**Stored data:**
>> Start

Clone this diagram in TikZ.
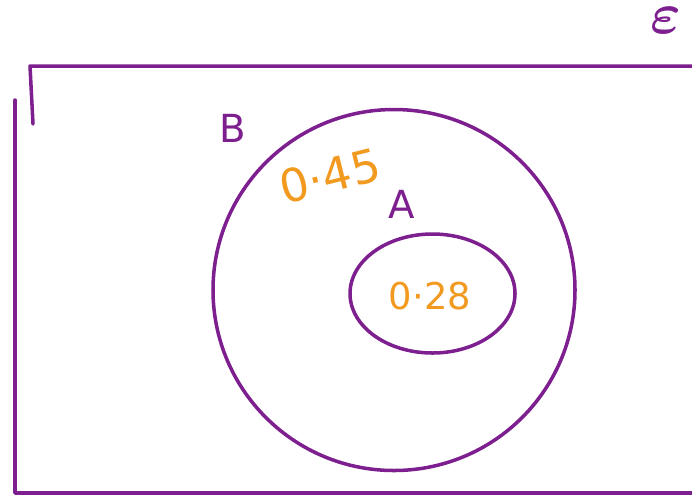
\documentclass[tikz,border=0pt]{standalone}
\usepackage{bm}
\usepackage{fontspec}
\setmainfont{DejaVu Sans}
\definecolor{penpurple}{HTML}{7D1F8E}
\definecolor{penorange}{HTML}{F29A1F}
\begin{document}
\begin{tikzpicture}[x=0.02cm,y=-0.02cm,
        ink/.style={penpurple,line width=2pt,line cap=round,line join=round},
        setlabel/.style={penpurple,font=\fontsize{22}{24}\selectfont},
        prob/.style={penorange,font=\fontsize{21}{24}\selectfont}]
        \useasboundingbox (0,0) rectangle (692,495);
        % frame of the universe, hand drawn in two strokes
        \draw[ink] (33,124) -- (30,66) -- (695,66);
        \draw[ink] (15,100) -- (15,493) -- (695,493);
        \node[setlabel,inner sep=0pt] (univ) at (666,21) {\scalebox{1.6}{$\bm{\varepsilon}$}};
        % the two sets
        \draw[ink] (394,290) circle[x radius=181,y radius=180.5];
        \draw[ink] (432.5,293.5) circle[x radius=82.5,y radius=59.5];
        \node[setlabel] (labB) at (233,128) {B};
        \node[setlabel] (labA) at (402,204) {A};
        \node[prob,font=\fontsize{26}{28}\selectfont,rotate=14] (pB) at (330,176) {0·45};
        \node[prob] (pA) at (430,296) {0·28};
\end{tikzpicture}
\end{document}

>> End

**Problem:**
Without including any pictures, print all of the material exactly as given.

**Result below:**
Clone this diagram in TikZ.
\documentclass[tikz,border=0pt]{standalone}
\usepackage{bm}
\usepackage{fontspec}
\setmainfont{DejaVu Sans}
\definecolor{penpurple}{HTML}{7D1F8E}
\definecolor{penorange}{HTML}{F29A1F}
\begin{document}
\begin{tikzpicture}[x=0.02cm,y=-0.02cm,
        ink/.style={penpurple,line width=2pt,line cap=round,line join=round},
        setlabel/.style={penpurple,font=\fontsize{22}{24}\selectfont},
        prob/.style={penorange,font=\fontsize{21}{24}\selectfont}]
        \useasboundingbox (0,0) rectangle (692,495);
        % frame of the universe, hand drawn in two strokes
        \draw[ink] (33,124) -- (30,66) -- (695,66);
        \draw[ink] (15,100) -- (15,493) -- (695,493);
        \node[setlabel,inner sep=0pt] (univ) at (666,21) {\scalebox{1.6}{$\bm{\varepsilon}$}};
        % the two sets
        \draw[ink] (394,290) circle[x radius=181,y radius=180.5];
        \draw[ink] (432.5,293.5) circle[x radius=82.5,y radius=59.5];
        \node[setlabel] (labB) at (233,128) {B};
        \node[setlabel] (labA) at (402,204) {A};
        \node[prob,font=\fontsize{26}{28}\selectfont,rotate=14] (pB) at (330,176) {0·45};
        \node[prob] (pA) at (430,296) {0·28};
\end{tikzpicture}
\end{document}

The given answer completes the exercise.